Roger Gannam, Liberty Counsel’s assistant vice president of legal affairs, said the latest plaintiffs “simply cannot be satisfied with the marriage licenses they received while Kim Davis was in jail.”
“The Commonwealth of Kentucky has moved on, and the plaintiffs’ renewed attempts to seek money and attention should be dismissed so that Kim Davis can move on with serving the people of Rowan County,” he said.
One of the motions to dismiss explains bluntly: “This case is not about whom a person may marry under Kentucky law, whether Kentucky must license the marriage of a same-sex couple, or even whether plaintiffs could obtain a Kentucky marriage license when they wanted one. Nor is this case about a county clerk who wanted to relitigate the Supreme Court’s decision in Obergefell v. Hodges, or to prevent Plaintiffs or any other same-sex couple from receiving a marriage license in Kentucky.”

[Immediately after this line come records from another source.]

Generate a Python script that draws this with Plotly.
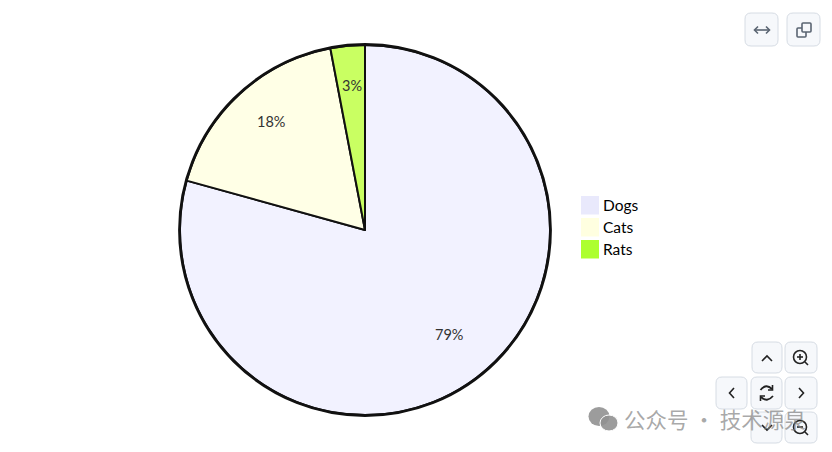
import math
import plotly.graph_objects as go

labels = ["Dogs", "Cats", "Rats"]
values = [79.3, 17.7, 3.0]
slice_colors = ["#f2f2ff", "#ffffe6", "#c9ff62"]
legend_colors = ["#e9e9fc", "#ffffe0", "#adff2f"]

W, H = 832, 452
CX, CY, R = 365, 230, 185
def X(p): return p / W
def Y(p): return 1 - p / H

shapes, annotations = [], []

def add_path(points_str, **kw):
    shapes.append(dict(type="path", xref="paper", yref="paper", path=points_str, layer="above", **kw))

def rrect(x0, y0, x1, y1, r=6):
    return (f"M{X(x0+r)},{Y(y0)} L{X(x1-r)},{Y(y0)} Q{X(x1)},{Y(y0)} {X(x1)},{Y(y0+r)} "
            f"L{X(x1)},{Y(y1-r)} Q{X(x1)},{Y(y1)} {X(x1-r)},{Y(y1)} L{X(x0+r)},{Y(y1)} "
            f"Q{X(x0)},{Y(y1)} {X(x0)},{Y(y1-r)} L{X(x0)},{Y(y0+r)} Q{X(x0)},{Y(y0)} {X(x0+r)},{Y(y0)} Z")

def line(pts, color="#222222", width=1.6):
    d = "M" + " L".join(f"{X(a)},{Y(b)}" for a, b in pts)
    add_path(d, line=dict(color=color, width=width))

def circle(cx, cy, r, color="#222222", width=1.6, fill=None, ry=None):
    ry = ry or r
    shapes.append(dict(type="circle", xref="paper", yref="paper", x0=X(cx-r), x1=X(cx+r),
                       y0=Y(cy+ry), y1=Y(cy-ry), layer="above",
                       line=dict(color=color, width=width), fillcolor=fill or "rgba(0,0,0,0)"))

# toolbar buttons
for box in [(745, 13, 778, 46), (787, 13, 820, 46), (752, 342, 782, 373), (785, 342, 817, 373),
            (716, 377, 747, 409), (751, 377, 782, 409), (785, 377, 817, 409),
            (751, 412, 782, 443), (785, 412, 817, 443)]:
    add_path(rrect(*box), line=dict(color="#d6dce4", width=1), fillcolor="#f6f8fb")

# expand icon
G = "#5a6472"
line([(755, 30), (769, 30)], G)
line([(758, 26.5), (754.5, 30), (758, 33.5)], G)
line([(766, 26.5), (769.5, 30), (766, 33.5)], G)
# copy icon
add_path(rrect(797, 28, 806, 37, 1), line=dict(color=G, width=1.6), fillcolor="#f6f8fb")
add_path(rrect(802, 23, 811, 32, 1), line=dict(color=G, width=1.6), fillcolor="#f6f8fb")
# arrows
line([(762, 361), (767, 356), (772, 361)])
line([(734, 388), (729.5, 393), (734, 398)])
line([(799, 388), (803.5, 393), (799, 398)])
line([(762, 425), (767, 430), (772, 425)])
# zoom icons
circle(800, 357, 6.5); line([(805, 362), (808, 365)])
line([(797, 357), (803, 357)]); line([(800, 354), (800, 360)])
circle(800, 427, 6.5); line([(805, 432), (808, 435)])
line([(797, 427), (803, 427)])
# reset icon
add_path(f"M{X(760.5)},{Y(390)} Q{X(766)},{Y(383)} {X(772)},{Y(389)} M{X(773)},{Y(396)} Q{X(767)},{Y(403)} {X(761)},{Y(397)}",
         line=dict(color="#222222", width=1.8))
line([(772.5, 385), (772.5, 390), (768, 390)]); line([(760.5, 401), (760.5, 396), (765, 396)])

# outer pie ring
circle(CX, CY, R + 0.5, color="#111111", width=2.8)

# percent labels, placed at the middle angle of each slice
total = sum(values)
start = 0.0
for v in values:
    mid = (start + v / 2) / total * 2 * math.pi
    start += v
    annotations.append(dict(text=f"{v/total:.0%}", xref="paper", yref="paper",
                            x=X(CX + 0.75 * R * math.sin(mid)), y=Y(CY - 0.75 * R * math.cos(mid) - 6),
                            xanchor="center", yanchor="middle", showarrow=False,
                            font=dict(size=14.5, color="#333333", family="Lato")))

# legend
for i, (name, c) in enumerate(zip(labels, legend_colors)):
    y0 = 196 + 22 * i
    shapes.append(dict(type="rect", xref="paper", yref="paper", x0=X(581), x1=X(599),
                       y0=Y(y0 + 18.5), y1=Y(y0), fillcolor=c, line=dict(width=0), layer="above"))
    annotations.append(dict(text=name, xref="paper", yref="paper", x=X(601), y=Y(y0 + 8.5),
                            xanchor="left", yanchor="middle", showarrow=False,
                            font=dict(size=15.5, color="#000000", family="Lato")))

# watermark
WM = "rgba(130,130,130,0.7)"
circle(599, 416.5, 10.5, color="rgba(0,0,0,0)", width=0, fill="rgba(145,145,145,0.9)", ry=9.5)
circle(609, 423, 9, color="#ffffff", width=1, fill="rgba(145,145,145,0.9)", ry=8)
annotations.append(dict(text="公众号 · 技术源泉", xref="paper", yref="paper", x=X(622), y=Y(418),
                        xanchor="left", yanchor="middle", showarrow=False,
                        font=dict(size=21.5, color=WM, family="Noto Sans CJK SC")))

fig = go.Figure(go.Pie(
    labels=labels, values=values, sort=False, direction="clockwise", rotation=0,
    marker=dict(colors=slice_colors, line=dict(color="#111111", width=2)),
    textinfo="none",
    domain=dict(x=[X(CX - R), X(CX + R)], y=[Y(CY + R), Y(CY - R)]),
    showlegend=False, hoverinfo="label+percent",
))
fig.update_layout(width=W, height=H, margin=dict(l=0, r=0, t=0, b=0),
                  paper_bgcolor="white", shapes=shapes, annotations=annotations)
fig.write_html("out.html", config=dict(displayModeBar=False),
               post_script="document.body.style.margin='0';document.body.style.overflow='hidden';")
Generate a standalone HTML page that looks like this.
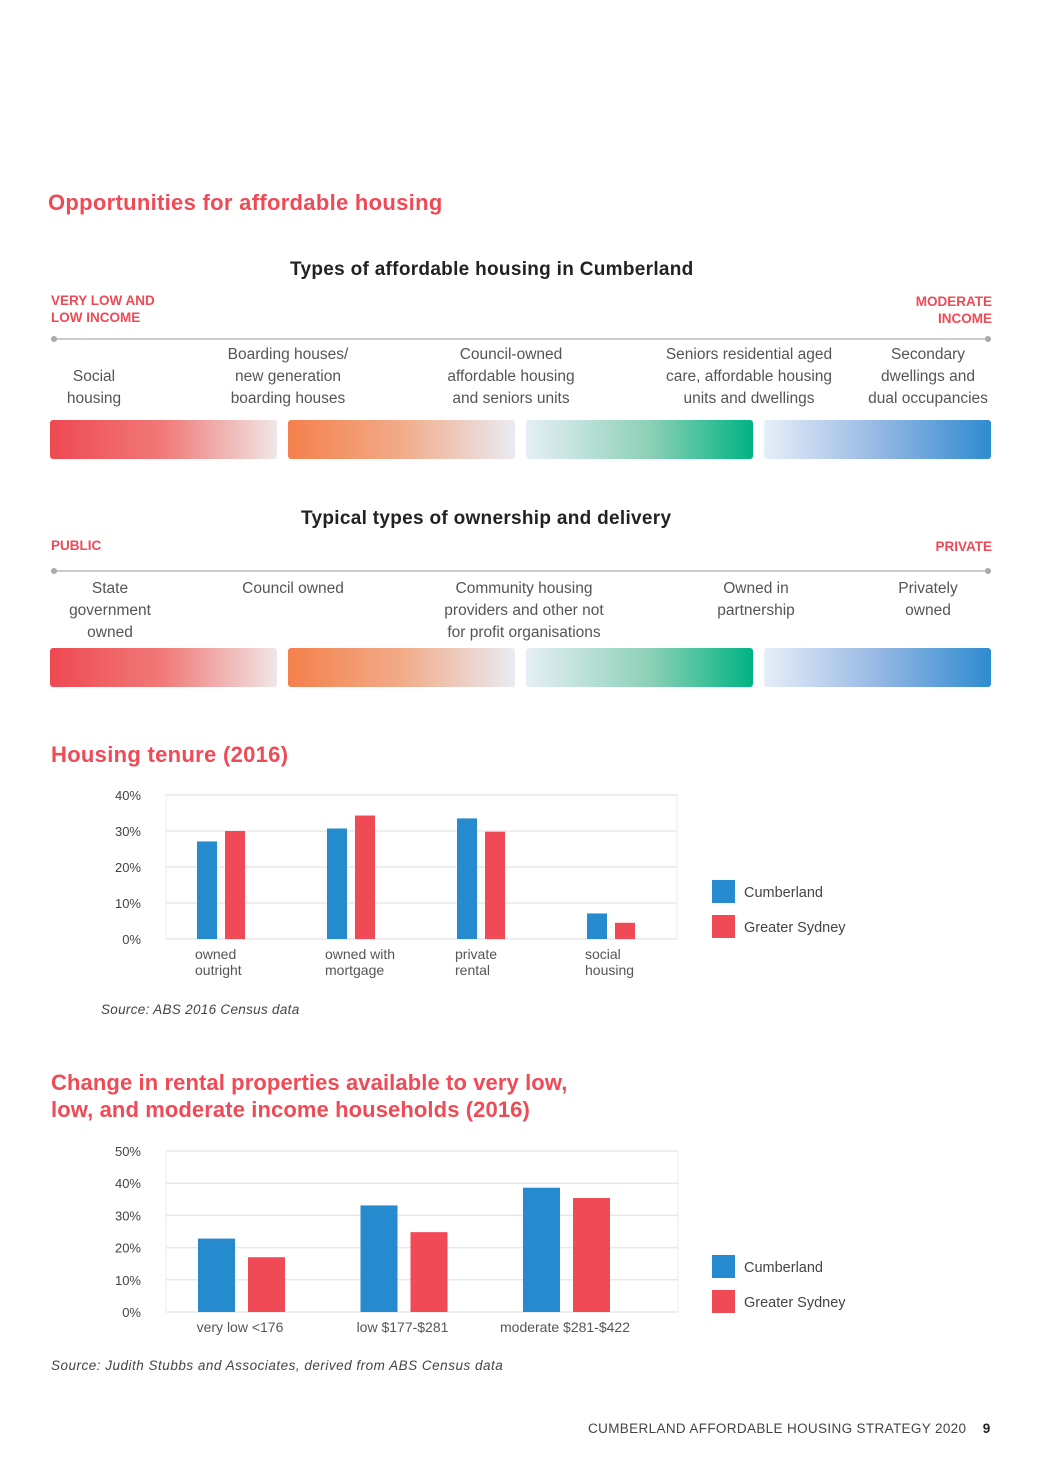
<!DOCTYPE html>
<html><head><meta charset="utf-8">
<style>
body{margin:0;width:1041px;height:1484px;background:#fff;font-family:"Liberation Sans",sans-serif;position:relative;overflow:hidden}
.a{position:absolute}
.h1{font-size:22px;color:#ef4a55;font-weight:bold;letter-spacing:0.3px}
.h2{font-size:19px;color:#222;font-weight:bold;letter-spacing:0.3px}
.cap{font-size:13.5px;font-weight:bold;color:#ef4a55;line-height:17px}
.lbl{font-size:15.5px;color:#555;line-height:22px;text-align:center}
.bar{position:absolute;height:39px;border-radius:3px;width:227px}
.line{position:absolute;height:2px;background:#ccc}
.dot{position:absolute;width:6px;height:6px;border-radius:3px;background:#aaa}
</style></head><body>
<div class="a h1" style="left:48px;top:190px">Opportunities for affordable housing</div>

<div class="a h2" style="left:290px;top:259px">Types of affordable housing in Cumberland</div>
<div class="a cap" style="left:51px;top:292px">VERY LOW AND<br>LOW INCOME</div>
<div class="a cap" style="right:49px;top:293px;text-align:right">MODERATE<br>INCOME</div>
<div class="line" style="left:54px;top:338px;width:934px"></div>
<div class="dot" style="left:51px;top:336px"></div>
<div class="dot" style="left:985px;top:336px"></div>
<div class="a lbl" style="left:34px;width:120px;top:366px">Social<br>housing</div>
<div class="a lbl" style="left:188px;width:200px;top:344px">Boarding houses/<br>new generation<br>boarding houses</div>
<div class="a lbl" style="left:411px;width:200px;top:344px">Council-owned<br>affordable housing<br>and seniors units</div>
<div class="a lbl" style="left:644px;width:210px;top:344px">Seniors residential aged<br>care, affordable housing<br>units and dwellings</div>
<div class="a lbl" style="left:853px;width:150px;top:344px">Secondary<br>dwellings and<br>dual occupancies</div>
<div class="bar" style="left:50px;top:420px;background:linear-gradient(90deg,#ef4853,#f07a78 50%,#f1e6e6)"></div>
<div class="bar" style="left:288px;top:420px;background:linear-gradient(90deg,#f4804c,#f2ab88 50%,#e9ebf2)"></div>
<div class="bar" style="left:526px;top:420px;background:linear-gradient(90deg,#e6eff6,#8bd0b6 55%,#00b383)"></div>
<div class="bar" style="left:764px;top:420px;background:linear-gradient(90deg,#e7eef9,#96b8e4 50%,#2f8bd0)"></div>

<div class="a h2" style="left:301px;top:508px">Typical types of ownership and delivery</div>
<div class="a cap" style="left:51px;top:537px">PUBLIC</div>
<div class="a cap" style="right:49px;top:538px">PRIVATE</div>
<div class="line" style="left:54px;top:570px;width:934px"></div>
<div class="dot" style="left:51px;top:568px"></div>
<div class="dot" style="left:985px;top:568px"></div>
<div class="a lbl" style="left:40px;width:140px;top:578px">State<br>government<br>owned</div>
<div class="a lbl" style="left:213px;width:160px;top:578px">Council owned</div>
<div class="a lbl" style="left:414px;width:220px;top:578px">Community housing<br>providers and other not<br>for profit organisations</div>
<div class="a lbl" style="left:686px;width:140px;top:578px">Owned in<br>partnership</div>
<div class="a lbl" style="left:863px;width:130px;top:578px">Privately<br>owned</div>
<div class="bar" style="left:50px;top:648px;background:linear-gradient(90deg,#ef4853,#f07a78 50%,#f1e6e6)"></div>
<div class="bar" style="left:288px;top:648px;background:linear-gradient(90deg,#f4804c,#f2ab88 50%,#e9ebf2)"></div>
<div class="bar" style="left:526px;top:648px;background:linear-gradient(90deg,#e6eff6,#8bd0b6 55%,#00b383)"></div>
<div class="bar" style="left:764px;top:648px;background:linear-gradient(90deg,#e7eef9,#96b8e4 50%,#2f8bd0)"></div>

<div class="a h1" style="left:51px;top:742px">Housing tenure (2016)</div>
<div class="a h1" style="left:51px;top:1069px;line-height:27px;letter-spacing:0.1px">Change in rental properties available to very low,<br>low, and moderate income households (2016)</div>
<div class="a" style="left:101px;top:1002px;font-size:13.5px;font-style:italic;color:#444;letter-spacing:0.3px">Source: ABS 2016 Census data</div>
<div class="a" style="left:51px;top:1358px;font-size:13.5px;font-style:italic;color:#444;letter-spacing:0.5px">Source: Judith Stubbs and Associates, derived from ABS Census data</div>
<div class="a" style="left:588px;top:1421px;font-size:13.5px;color:#444;letter-spacing:0.35px">CUMBERLAND AFFORDABLE HOUSING STRATEGY 2020 &nbsp;&nbsp;&nbsp;<b style="color:#222">9</b></div>

<svg class="a" style="left:0;top:0" width="1041" height="1484" font-family="Liberation Sans, sans-serif">
<g id="c1"></g>
<g id="c2"></g>
</svg>
<script>
const cats1=["owned|outright","owned with|mortgage","private|rental","social|housing"];
const cumb1=[27.1,30.7,33.5,7.1];
const syd1=[30,34.3,29.8,4.5];
const ticks1=[0,10,20,30,40];
const cats2=["very low <176","low $177-$281","moderate $281-$422"];
const cumb2=[22.8,33.1,38.6];
const syd2=[17,24.8,35.4];
const ticks2=[0,10,20,30,40,50];
const NS="http://www.w3.org/2000/svg";
function mk(p,t,a,txt){const e=document.createElementNS(NS,t);for(const k in a)e.setAttribute(k,a[k]);if(txt!=null)e.textContent=txt;p.appendChild(e);return e;}
function chart(g,o){
  const y=v=>o.y0-v*o.py;
  mk(g,'rect',{x:o.x0,y:y(o.max),width:o.x1-o.x0,height:o.y0-y(o.max),fill:'none',stroke:'#eee'});
  o.ticks.forEach(t=>{
    const l=mk(g,'line',{x1:o.x0,x2:o.x1,y1:y(t),y2:y(t),stroke:'#e8e8e8','stroke-width':1.5});
    
    
    const tx=mk(g,'text',{x:141,y:y(t)+5,'text-anchor':'end','font-size':13,fill:'#444'},t+'%');
    
    
  });
  o.cats.forEach((c,i)=>{
    const gx=o.gx0+i*o.step;
    const b1=mk(g,'rect',{x:gx,y:y(o.c[i]),width:o.bw,height:o.c[i]*o.py,fill:'#258ace'});
    
    
    const b2=mk(g,'rect',{x:gx+o.gap,y:y(o.s[i]),width:o.bw,height:o.s[i]*o.py,fill:'#ef4a55'});
    
    
    c.split('|').forEach((ln,j)=>{
      const t=mk(g,'text',{x:gx+o.lx,y:o.y0+20+j*16,'text-anchor':o.anchor,'font-size':14,fill:'#555'},ln);
      
      
    });
  });
  [['Cumberland','#258ace'],['Greater Sydney','#ef4a55']].forEach((L,k)=>{
    const r=mk(g,'rect',{x:712,y:o.ly+k*35,width:23,height:23,fill:L[1]});
    
    
    const t=mk(g,'text',{x:744,y:o.ly+k*35+17,'font-size':14.5,fill:'#444'},L[0]);
    
    
  });
}
chart(document.getElementById('c1'),{x0:166,x1:677,y0:939,py:3.6,max:40,ticks:ticks1,cats:cats1,c:cumb1,s:syd1,gx0:197,step:130,bw:20,gap:28,lx:-2,anchor:'start',ly:880});
chart(document.getElementById('c2'),{x0:166,x1:678,y0:1312,py:3.22,max:50,ticks:ticks2,cats:cats2,c:cumb2,s:syd2,gx0:198,step:162.5,bw:37,gap:50,lx:42,anchor:'middle',ly:1255});
</script>
</body></html>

The filing continues: “Rather, this case has always been about Plaintiff’s attempt to force an ‘all or nothing’ choice between same-sex marriage on the one hand, and religious liberty on the other, with no regard whatsoever for any reasonable accommodation. Now that Kentucky has moved on, after its highest officials changed the law to vindicate Davis’ religious liberty rights and provide her requested accommodation, even while ensuring no Kentuckian was denied a valid marriage license, plaintiffs want to punish Davis for resisting an act that would have violated her deeply held religion convictions and conscience.”
The heart of the matter, the filing explained, is that the plaintiffs demand a right “to marry includes the right to be issued marriage license by Davis, in Rowan County.”
And, the filing noted, Kentucky law requires that “government shall not substantially burden a person’s freedom of religion. The right to act or refuse to act in a manner motivated by a sincerely held religious belief may not be substantially burdened unless the government proves by clear and convincing evidence that it has a compelling governmental interest in infringing the specific act.”